KS Wolfgang Bankl: In meinen Liederabend-Programmen suche ich nicht die bereits hundertfach ausgetretenen Pfade, sondern fordere die Zuschauer, vielleicht überfordere ich sie mitunter (lacht), mit mir gemeinsam neue Welten zu entdecken oder neue Zusammenhänge zu erkennen – sei es durch zahlreiche Uraufführungen oder eben durch nicht alltägliche Zusammenstellungen. Eines meiner Programme

Diese Antwort fordert gewissermaßen die Frage heraus: Was soll Kunst überhaupt, kann eine „Aufgabe“ der Kunst definiert werden?

KS Wolfgang Bankl: Kunst ist sicher ein mind opener, sie hilft den Geist so zu öffnen, dass man Dinge sehen kann, die man ohne sie in dieser Form nicht erkannt hätte. Kunst macht, kurz gesagt, Perspektiven deutlich. Nur ein Beispiel: Ich habe mich als Mitwirkender in Brittens Billy Budd lange Zeit darüber gegrämt, dass am Ende der Oper nicht ein großes Ereignis letztendlich doch Gerechtigkeit herbeiführt. Langes energiereiches Ringen mit diesem Stück hat mir schließlich klar gemacht, dass es offenbar nicht darauf ankommen kann, eine Schandtat durch private Rachegelüste erträglicher zu machen.

Ändert sich durch so eine Perspektivenverdeutlichung im Laufe der Zeit auch der eigene Kunstgeschmack des Interpreten? Verwerfen Sie Komponisten, die Sie früher gemocht haben oder schätzen Sie Werke, die Sie vor 20 Jahren noch links liegen gelassen hätten?

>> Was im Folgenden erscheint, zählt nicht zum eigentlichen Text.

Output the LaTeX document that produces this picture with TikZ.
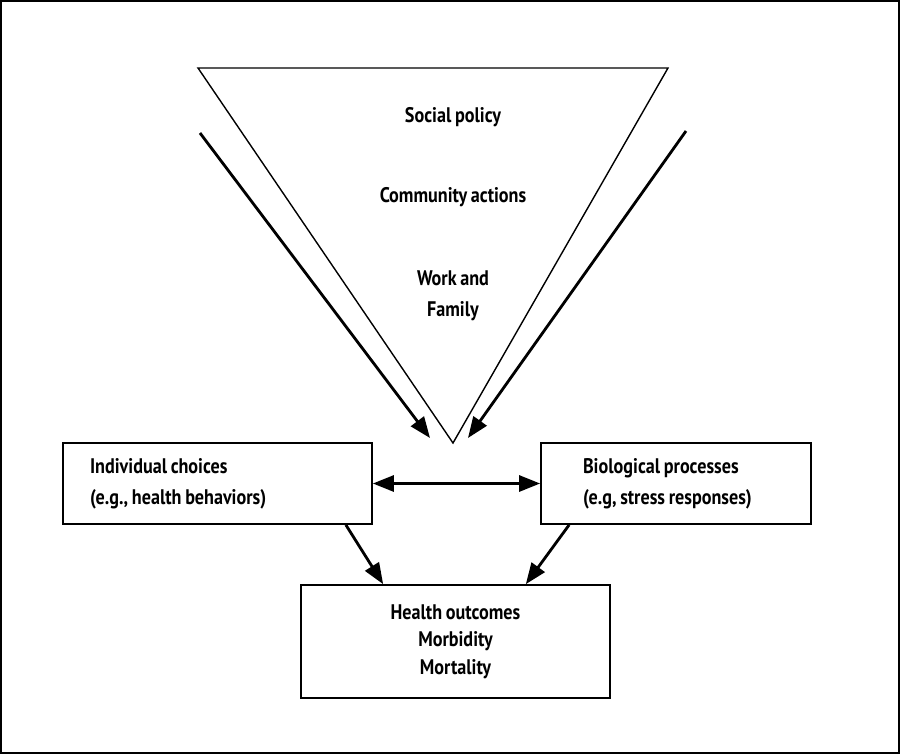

KS Wolfgang Bankl: Mein Geschmack hat sich in den letzten 30 Jahren nicht grundsätzlich verändert. Aber – und dieses „aber“ gehört betont: Ich habe gelernt, Komponisten und deren Werk zu verstehen, die ich bereits gemocht hatte, ohne zu wissen warum. Allen voran möchte ich in diesem Zusammenhang Beethoven nennen – da hat mir vor allem Adam Fischer die Augen geöffnet. Aber auch Janáček gehört zweifellos hierher. Ich erinnere mich, dass ich bei der ersten Probe einer Janáček-Oper überhaupt nichts mit dieser Musik anfangen konnte. Sie hat sich mir sozusagen erst nach und nach geoffenbart. Heute weiß ich beispielsweise, dass es falsch wäre, die Härten in seiner Tonsprache durch falschen Schönklang glätten zu wollen – nein, das muss im Gegenteil richtig brutal herausgearbeitet werden. Auch in der scheinbaren, mir zunächst suspekten Einfachheit in manchen Verdi- Opern habe ich erst nach und nach die Genialität entdeckt. Es ist also mit anderen Worten oft unumgänglich sich intensiv mit der Materie zu beschäftigen, um letztendlich Schätze heben zu können, die man vorher nicht bemerkt hat.

Immer wieder trifft man im Zusammenhang mit Ihrem Namen auf den Begriff Giro d’Arte. Was ist das?

KS Wolfgang Bankl: Fünf- bis sechstägige Radtouren von Freunden im Radfahreroutfit, die in unterschiedlichen Kunstbereichen tätig sind, und bewusst gewisse Orte ansteuern, an denen wir – ganz ungezwungen – Lieder mit instrumentaler Begleitung vortragen oder Poeten ihre Gedichte vorlesen. Manches wird extra für diese Touren geschaffen – wir halten immerhin schon beim Giro-Werkverzeichnis 179. Auf diese Weise konnten wir schon in nahezu allen österreichischen Bundesländern, in Bayern, Ungarn, Tschechien bis nach Prag und in Slowenien wirken.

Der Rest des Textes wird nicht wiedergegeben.